Значительное лицо графа дернулось. Мышкина услышать не пожелали. Граф продолжал:
— Мой лакей заезжал за вами в гостиницу. Там объяснили, что вы имеете привычку, — граф нажал на последние два слова, — ужинать в «Большом московском» или в «Славянском». Мне пришлось лично объехать ресторации, ибо дело государственное и не терпит отлагательств. В ваши годы, молодой человек…
— Не считаю обязанным давать отчет, — монотонно заговорил Мышкин, — но чисто из уважения к преклонному возрасту графа смею сообщить, что в четыре пополудни было совещание у господина обер-полицмейстера.
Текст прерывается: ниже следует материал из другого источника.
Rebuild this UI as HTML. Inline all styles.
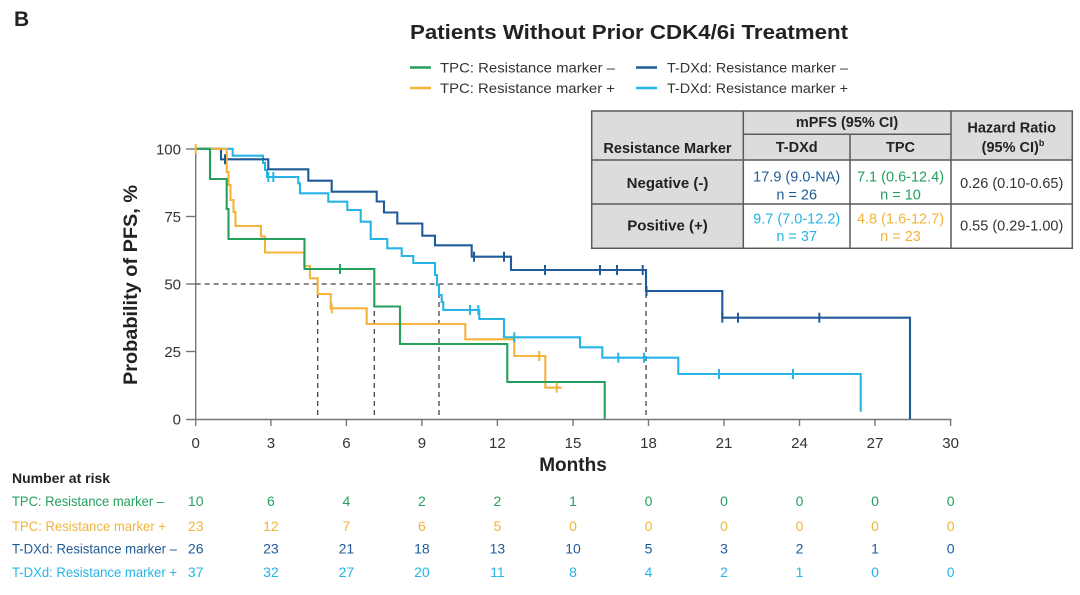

— В четыре пополудни? — быстро переспросил граф, резко сбавив тон. — И дело Барятинского обсуждалось?
— Его превосходительство лично докладывал.
— Скандал, скандал, — живо заинтересовался граф. — И какую поставили резолюцию?
— Вынужден напомнить вашему сиятельству, что заседание сугубо конфиденциальное.
— Однако, духота здесь, — заговорил граф светским голосом. — С удовольствием принимаю ваше приглашение.
Граф опустился на стул, брезгливо покосился на засаленный Ванин сюртук. Мышкин сел, поправил салфетку, представил приятеля:
— Господин Лаврушкин.
«Господин Лаврушкин», вцепившись в скатерть, улыбнулся бледной, вымученной улыбкой. Граф милостиво кивнул и повернулся в сторону Мышкина.